Em uma passagem da sua mensagem, Francisco diz: "Os alimentos bastariam para saciar a todos", e, "se houver vontade, o que temos não acaba". Esse é o ponto, a fome é uma vergonha solucionável, apagável da história em tempos razoáveis. Falta vontade política, e nós, cidadãos, associações, organizações, partidos, movimentos, devemos ser a massa crítica que põe o processo em movimento.

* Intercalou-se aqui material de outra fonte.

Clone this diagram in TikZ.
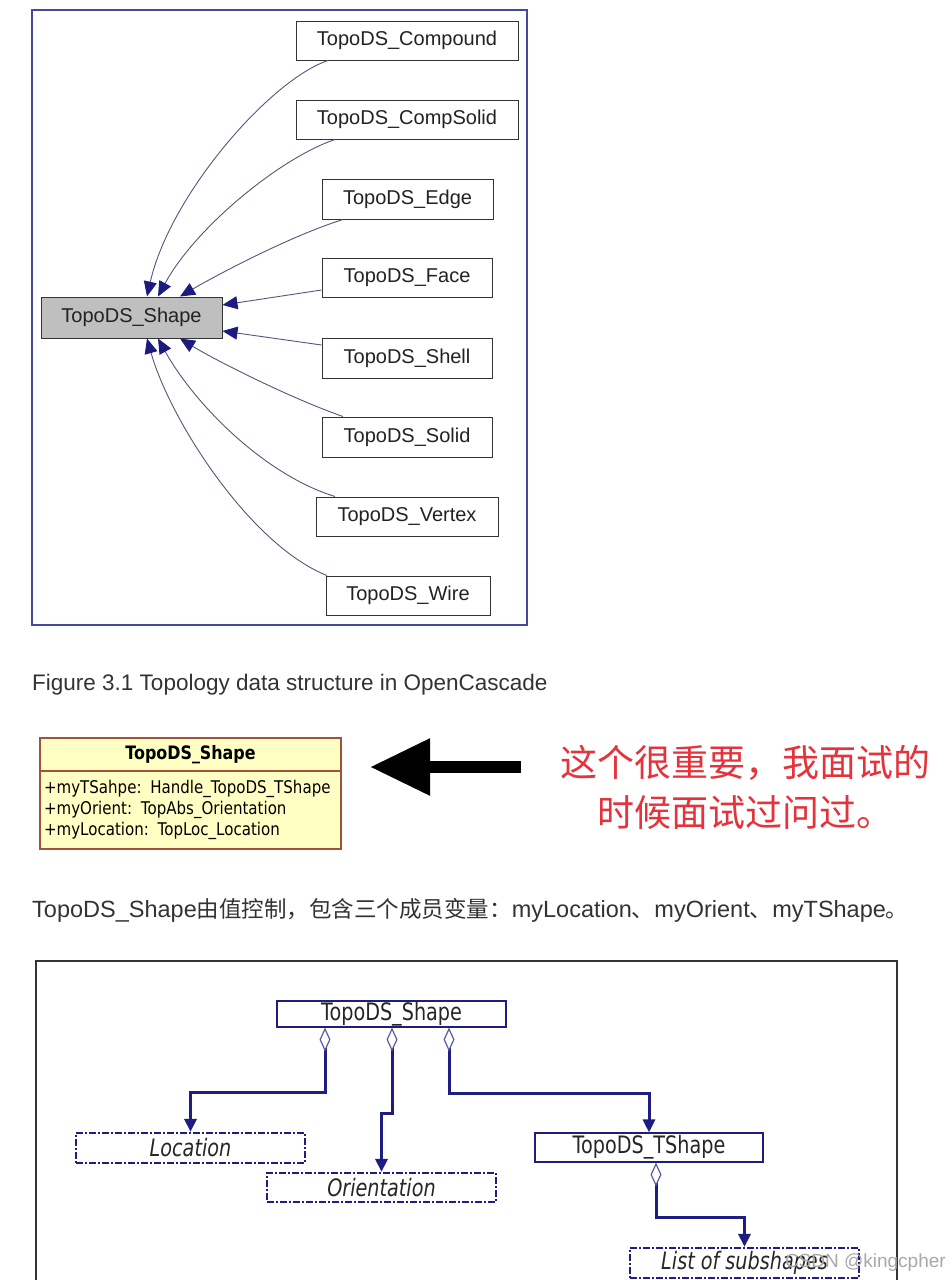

Para o povo judeu, as duas calamidades por excelência eram a fome e a escravidão. Pois bem, para derrotar definitivamente a escravidão, ao menos a legalizada, tivemos que esperar séculos e até atravessamos períodos em que a humanidade viveu contradições evidentes sem pestanejar. Basta pensar na Constituição Americana, elaborada em 1787, dois anos antes da Revolução Francesa. Era sancionada a igualdade de todos os homens, mas por quase um século, contemporaneamente à vigência dessa Constituição, nos Estados do Sul, a escravidão era não apenas aceita, mas até normalizada. O último Estado do mundo a aboli-la a partir do seu próprio código foi a Mauritânia, em 1980, mais de dois séculos depois do nascimento do movimento abolicionista.
A fome está seguindo um percurso semelhante. Francisco fala do "direito dado por Deus a todos de ter acesso a uma alimentação adequada". Eu acrescento que o direito dos homens também estabelece esse ponto firmemente. Na Declaração Universal dos Direitos Humanos de 1948, diz-se que "toda pessoa tem direito a um padrão de vida capaz de assegurar a si e a sua família saúde e bem estar, inclusive alimentação...", enquanto na Declaração de Roma sobre Segurança Alimentar Mundial de 1996 dá-se um pouco a mais afirmando: "... o direito de toda pessoa a ter acesso a alimentos sadios e nutritivos, de acordo com o direito a uma alimentação apropriada e com o direito fundamental de todo ser humano de não passar fome".
Ninguém põe em discussão essas formulações, mas todos nós convivemos com a consciência da existência de um bilhão de desnutridos.
A mensagem do papa é uma solicitação moral extraordinária e deveria ser inserida em um debate político que parece ter esquecido a centralidade dos alimentos. O objetivo da derrota da fome deve ser assumido como prioritário por cada um de nós, não só por fraternidade universal, mas também pelo próprio bem-estar pessoal. Não podemos ser felizes se os outros também não o são, razão pela qual até que não se consiga apagar essa vergonha não poderemos nos dizer completamente realizados. Se uma fatia tão grande da "grande família humana" não tem acesso aos alimentos, isso significa que nós não estamos cumprindo o nosso dever de irmãos.
O pontífice fala da importância dos alimentos na mensagem cristã e dá o exemplo da parábola da multiplicação dos pães e dos peixes. Naquela ocasião, posto a par da multidão de pessoas famintas que acorreram para ouvi-lo, Jesus não hesita e manda imediatamente os seus discípulos a buscar comida para todos. Eis o ponto: sem comida, não há palavra de salvação que se sustente.
Hoje, é impensável imaginar futuros possíveis, saídas da crise mundial, novos paradigmas de convivência, se um bilhão de pessoas não comem. Por isso, a mensagem de Francisco é uma mensagem de libertação. Devemos sacudir de cima de nós a ferrugem das nossas questões políticas de pouca importância para voar alto e para enfrentar desafios realmente epocais e centrais.
Esse sistema alimentar mostra a cada dia os seus lados obscuros, a partir de qualquer ponto de vista que se olhe para ele. Aos mortos por fome, se contrapõem os obesos; aos desnutridos, os hipernutridos, com a diferença de que os famintos e os desnutridos não são artífices das próprias escolhas alimentares, mas sofrem a violência do sistema.
La Repubblica, 11-12-2013.
*Carlo Petrini é chef e fundador do movimento Slow Food.